George Salmon - The Evidence of the Work of the Holy Spirit
Type of Spiritual Experience
George Salmon, who was Provost of Trinity College, Dublin, published in 1859 a factual account of supposed possession by the Holy Ghost, in the great Belfast revival of that year; the after-effects of which were said to have profoundly influenced the religious life of the town.
A description of the experience
George Salmon – The Evidence of the Work of the Holy Spirit
Strong men burst into tears; women fainted, and went off in hysterics. The piercing shrieks of those who called aloud for mercy, and the mental agony from which they suffered, were, perhaps, the most affecting that you could imagine. The penitents flung themselves on the floor, tore their hair, entreated all around to pray for them, and seemed to have the most intense conviction of their lost state in the sight of God……. The physical affections are of two kinds.

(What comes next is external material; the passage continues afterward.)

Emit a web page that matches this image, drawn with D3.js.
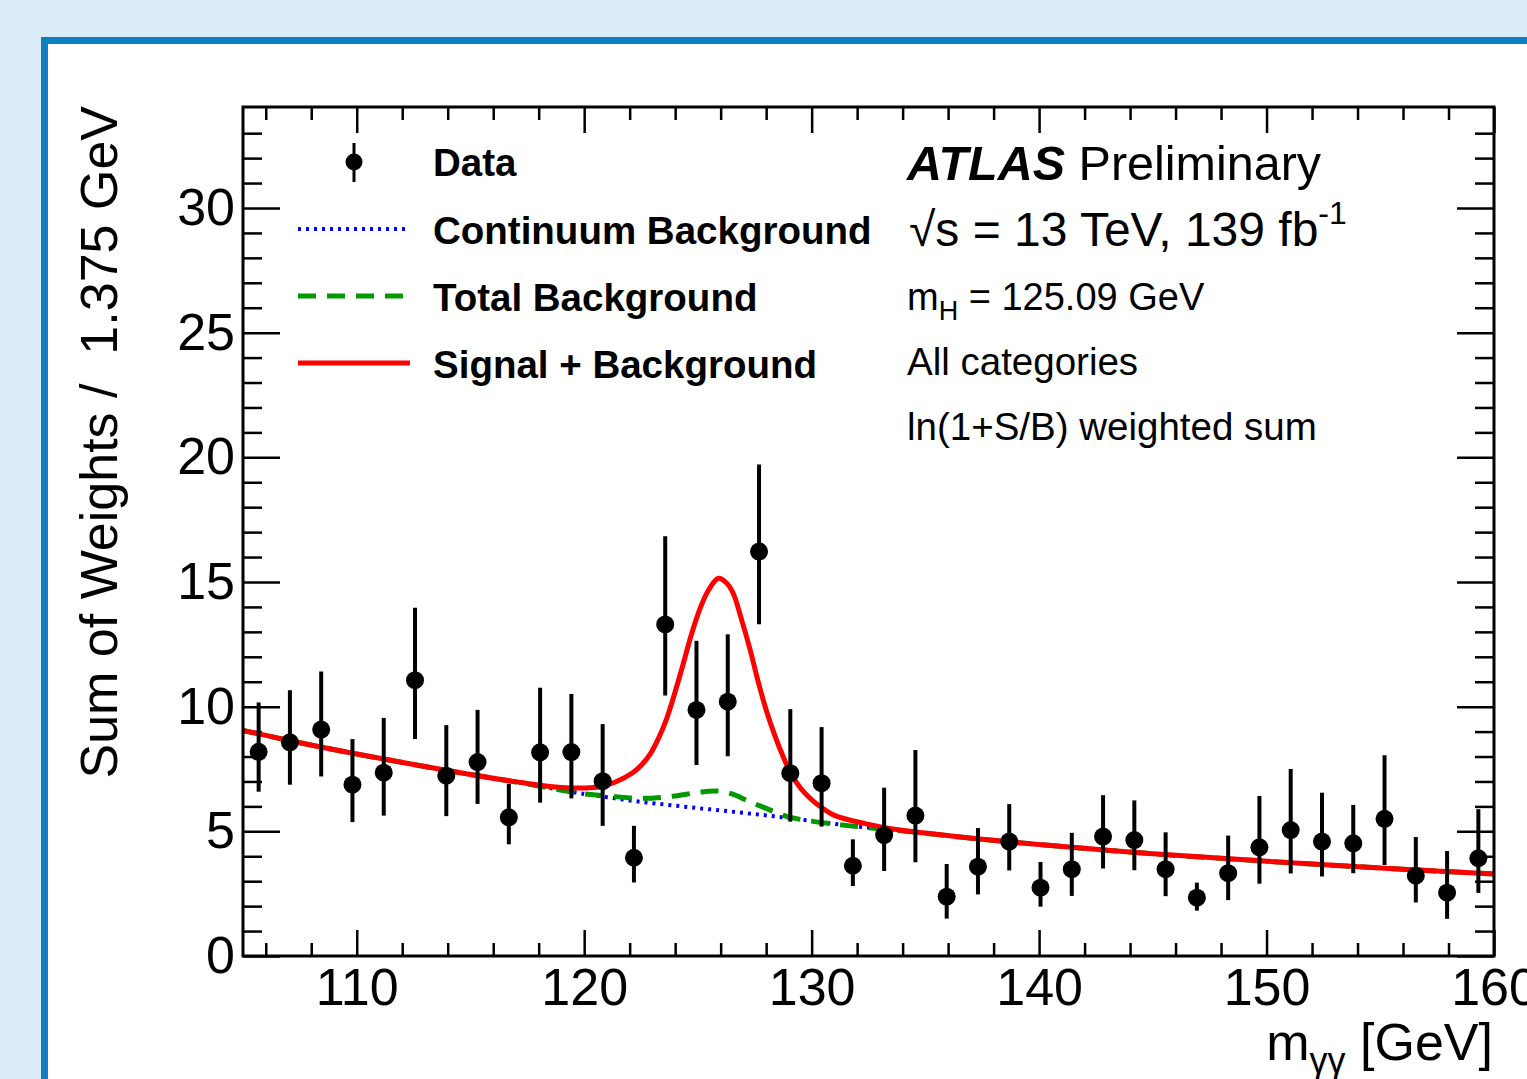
<!DOCTYPE html>
<html>
<head>
<meta charset="utf-8">
<script src="https://cdn.jsdelivr.net/npm/d3@7/dist/d3.min.js"></script>
<style>
html,body{margin:0;padding:0;background:#daecf6;overflow:hidden;}
svg{display:block;}
text{font-family:"Liberation Sans",Arial,Helvetica,sans-serif;fill:#000;}
</style>
</head>
<body>
<svg id="chart" width="1527" height="1079"></svg>
<script>
// ---- data ----
const binCenters = [105.6875,107.0625,108.4375,109.8125,111.1875,112.5625,113.9375,115.3125,116.6875,118.0625,
  119.4375,120.8125,122.1875,123.5625,124.9375,126.3125,127.6875,129.0625,130.4375,131.8125,
  133.1875,134.5625,135.9375,137.3125,138.6875,140.0625,141.4375,142.8125,144.1875,145.5625,
  146.9375,148.3125,149.6875,151.0625,152.4375,153.8125,155.1875,156.5625,157.9375,159.3125];
const dataValues = [8.19,8.57,9.08,6.87,7.35,11.06,7.23,7.78,5.56,8.17,
  8.18,7.01,3.94,13.3,9.87,10.2,16.22,7.33,6.93,3.62,
  4.85,5.63,2.38,3.58,4.59,2.74,3.48,4.79,4.65,3.48,
  2.34,3.32,4.36,5.05,4.59,4.52,5.5,3.22,2.54,3.92];
const errHigh = [1.98,2.09,2.33,1.83,2.2,2.91,2.03,2.09,1.34,2.59,
  2.33,2.29,1.28,3.53,2.77,2.70,3.49,2.57,2.25,1.06,
  1.90,2.63,1.31,1.55,1.5,1.03,1.46,1.66,1.59,1.48,
  0.6,1.51,2.06,2.45,1.96,1.54,2.55,1.55,1.67,1.97];
const errLow = [1.60,1.70,1.88,1.50,1.72,2.36,1.62,1.68,1.08,2.02,
  1.86,1.79,0.99,2.85,2.21,2.19,2.91,1.94,1.74,0.81,
  1.44,1.87,0.88,1.11,1.16,0.76,1.07,1.28,1.21,1.08,
  0.52,1.08,1.46,1.74,1.4,1.2,1.85,1.07,1.05,1.39];

const continuumMass = [105,107.5,110,112.5,115,117.5,120,121,122,123,124,125,126,127,128,129,130,131,132,133,135,137.5,140,145,150,155,160];
const continuumVal  = [9.05,8.55,8.1,7.68,7.28,6.9,6.5,6.37,6.24,6.13,6.03,5.93,5.84,5.74,5.64,5.53,5.42,5.3,5.19,5.1,4.92,4.68,4.47,4.1,3.8,3.53,3.29];

const totalMass = [105,107.5,110,112.5,115,117.5,120,121,122,123,124,125,125.8,126.5,127.2,128,128.9,130.2,131.2,132,133,135,137.5,140,145,150,155,160];
const totalVal  = [9.05,8.55,8.1,7.68,7.28,6.9,6.5,6.43,6.34,6.33,6.42,6.56,6.62,6.5,6.22,5.92,5.6,5.38,5.27,5.19,5.1,4.92,4.68,4.47,4.1,3.8,3.53,3.29];

const sigBkgMass = [105,107.5,110,112.5,115,117.5,119,120,120.7,121.4,122.15,122.5,122.9,123.25,123.6,124.0,124.35,124.7,125.1,125.45,125.9,126.25,126.55,126.9,127.3,127.65,128,128.4,128.75,129.1,129.5,129.85,130.2,130.95,132.4,133.9,135,137.5,140,145,150,155,160];
const sigBkgVal  = [9.05,8.55,8.1,7.68,7.28,6.92,6.76,6.74,6.79,6.99,7.36,7.64,8.1,8.7,9.45,10.6,11.7,12.85,13.95,14.65,15.15,14.97,14.55,13.55,12.27,11.0,9.87,8.8,7.99,7.3,6.75,6.4,6.12,5.66,5.3,5.05,4.93,4.68,4.47,4.1,3.8,3.53,3.29];

const xMajorTicks = [110,120,130,140,150,160];
const xMinorTicks = [106,108,112,114,116,118,122,124,126,128,132,134,136,138,142,144,146,148,152,154,156,158];
const yMajorTicks = [0,5,10,15,20,25,30];
const yMinorTicks = [1,2,3,4,6,7,8,9,11,12,13,14,16,17,18,19,21,22,23,24,26,27,28,29,31,32,33];

// ---- layout ----
const svg = d3.select("#chart");
const L = 243, R = 1494, T = 107, B = 956;
const x = d3.scaleLinear().domain([105,160]).range([L,R]);
const y = d3.scaleLinear().domain([0,34.05]).range([B,T]);

svg.append("rect").attr("x",0).attr("y",0).attr("width",1527).attr("height",1079).attr("fill","#daecf6");
svg.append("rect").attr("x",44.5).attr("y",40.5).attr("width",1600).attr("height",1200)
  .attr("fill","#ffffff").attr("stroke","#0f7fc4").attr("stroke-width",7);

const FONT = '"Liberation Sans",Arial,Helvetica,sans-serif';

function styleAxis(g){
  g.select(".domain").remove();
  g.selectAll(".tick line").attr("stroke","#000").attr("stroke-width",2.5);
  g.selectAll(".tick text").style("font-family",FONT).style("font-size","52px").attr("fill","#000");
}
svg.append("g").attr("transform",`translate(0,${B})`)
  .call(d3.axisBottom(x).tickValues(xMajorTicks).tickSize(-26).tickSizeOuter(0).tickPadding(12).tickFormat(d3.format("d")))
  .call(styleAxis);
svg.append("g").attr("transform",`translate(0,${B})`)
  .call(d3.axisBottom(x).tickValues(xMinorTicks).tickSize(-13).tickSizeOuter(0).tickFormat(""))
  .call(styleAxis);
svg.append("g").attr("transform",`translate(0,${T})`)
  .call(d3.axisTop(x).tickValues(xMajorTicks).tickSize(-26).tickSizeOuter(0).tickFormat(""))
  .call(styleAxis);
svg.append("g").attr("transform",`translate(0,${T})`)
  .call(d3.axisTop(x).tickValues(xMinorTicks).tickSize(-13).tickSizeOuter(0).tickFormat(""))
  .call(styleAxis);
svg.append("g").attr("transform",`translate(${L},0)`)
  .call(d3.axisLeft(y).tickValues(yMajorTicks).tickSize(-37).tickSizeOuter(0).tickPadding(8).tickFormat(d3.format("d")))
  .call(styleAxis);
svg.append("g").attr("transform",`translate(${L},0)`)
  .call(d3.axisLeft(y).tickValues(yMinorTicks).tickSize(-19).tickSizeOuter(0).tickFormat(""))
  .call(styleAxis);
svg.append("g").attr("transform",`translate(${R},0)`)
  .call(d3.axisRight(y).tickValues(yMajorTicks).tickSize(-37).tickSizeOuter(0).tickFormat(""))
  .call(styleAxis);
svg.append("g").attr("transform",`translate(${R},0)`)
  .call(d3.axisRight(y).tickValues(yMinorTicks).tickSize(-19).tickSizeOuter(0).tickFormat(""))
  .call(styleAxis);

svg.append("clipPath").attr("id","plotclip").append("rect")
  .attr("x",L).attr("y",T).attr("width",R-L).attr("height",B-T);

const lineGen = d3.line().x(d=>x(d[0])).y(d=>y(d[1])).curve(d3.curveCatmullRom.alpha(0.5));
const curves = svg.append("g").attr("clip-path","url(#plotclip)");
curves.append("path").datum(d3.zip(continuumMass,continuumVal)).attr("d",lineGen)
  .attr("fill","none").attr("stroke","#0000ff").attr("stroke-width",4).attr("stroke-dasharray","3,5");
curves.append("path").datum(d3.zip(totalMass,totalVal)).attr("d",lineGen)
  .attr("fill","none").attr("stroke","#009a00").attr("stroke-width",5).attr("stroke-dasharray","18,11");
curves.append("path").datum(d3.zip(sigBkgMass,sigBkgVal)).attr("d",lineGen)
  .attr("fill","none").attr("stroke","#ff0000").attr("stroke-width",5);

const pts = svg.append("g");
const dataRows = binCenters.map((m,i)=>({m, v:dataValues[i], hi:errHigh[i], lo:errLow[i]}));
pts.selectAll("line.err").data(dataRows).join("line").attr("class","err")
  .attr("x1",d=>x(d.m)).attr("x2",d=>x(d.m))
  .attr("y1",d=>y(d.v+d.hi)).attr("y2",d=>y(d.v-d.lo))
  .attr("stroke","#000").attr("stroke-width",4);
pts.selectAll("circle").data(dataRows).join("circle")
  .attr("cx",d=>x(d.m)).attr("cy",d=>y(d.v)).attr("r",9).attr("fill","#000");

svg.append("rect").attr("x",L).attr("y",T).attr("width",R-L).attr("height",B-T)
  .attr("fill","none").attr("stroke","#000").attr("stroke-width",3);

// legend
const lg = svg.append("g");
lg.append("line").attr("x1",354).attr("x2",354).attr("y1",143).attr("y2",182).attr("stroke","#000").attr("stroke-width",3);
lg.append("circle").attr("cx",354).attr("cy",162).attr("r",8.5).attr("fill","#000");
lg.append("line").attr("x1",298).attr("x2",410).attr("y1",229).attr("y2",229)
  .attr("stroke","#0000ff").attr("stroke-width",4).attr("stroke-dasharray","3,5");
lg.append("line").attr("x1",298).attr("x2",410).attr("y1",296).attr("y2",296)
  .attr("stroke","#009a00").attr("stroke-width",5).attr("stroke-dasharray","18,11");
lg.append("line").attr("x1",298).attr("x2",410).attr("y1",363).attr("y2",363)
  .attr("stroke","#ff0000").attr("stroke-width",5);
const legendLabels = ["Data","Continuum Background","Total Background","Signal + Background"];
const legendBase = [176,244,311,378];
legendLabels.forEach((t,i)=>{
  lg.append("text").attr("x",433).attr("y",legendBase[i]).style("font-size","38.5px").style("font-weight","bold").text(t);
});

// ATLAS labels
const a1 = svg.append("text").attr("x",907).attr("y",180).style("font-size","48.5px");
a1.append("tspan").style("font-weight","bold").style("font-style","italic").text("ATLAS");
a1.append("tspan").text(" Preliminary");
const a2 = svg.append("text").attr("x",909).attr("y",246).style("font-size","48px");
a2.append("tspan").text("\u221As = 13 TeV, 139 fb");
a2.append("tspan").attr("dy",-22).style("font-size","32px").text("-1");
const a3 = svg.append("text").attr("x",907).attr("y",310).style("font-size","38px");
a3.append("tspan").text("m");
a3.append("tspan").attr("dy",10).style("font-size","27px").text("H");
a3.append("tspan").attr("dy",-10).text(" = 125.09 GeV");
svg.append("text").attr("x",907).attr("y",375).style("font-size","38.5px").text("All categories");
svg.append("text").attr("x",907).attr("y",440).style("font-size","38.5px").text("ln(1+S/B) weighted sum");

// axis titles
svg.append("text").attr("transform","translate(117,106) rotate(-90)").attr("text-anchor","end")
  .style("font-size","52px").style("white-space","pre").text("Sum of Weights /  1.375 GeV");
const xt = svg.append("text").attr("x",1493).attr("y",1060).attr("text-anchor","end").style("font-size","52px");
xt.append("tspan").text("m");
xt.append("tspan").attr("dy",13).style("font-size","36px").text("\u03B3\u03B3");
xt.append("tspan").attr("dy",-13).text(" [GeV]");
</script>
</body>
</html>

(1) The patient either becomes deeply affected by the appeals which he or she may have heard, and bursts into the loudest and wildest exclamations of sorrow, and continues praying and pleading with God for mercy, sometimes for hours; or
(2) falls down completely insensible, and continues in this state for different periods varying from about one or two days . . . During continuance of the state (2) the person affected remains perfectly tranquil, apparently unconscious of everything going on around; the hands occasionally clasped as in prayer, the lips moving, and sometimes the eyes streaming with tears; the pulse generally regular, and without any indications of fever .. . and the persons who have recovered from it represent it as the time of their 'conversion'. There is a most remarkable expression in their countenances, a perfect radiance of joy which I have never seen on any other occasion. I would be able to single out the persons who have gone through this state by the expression of their features.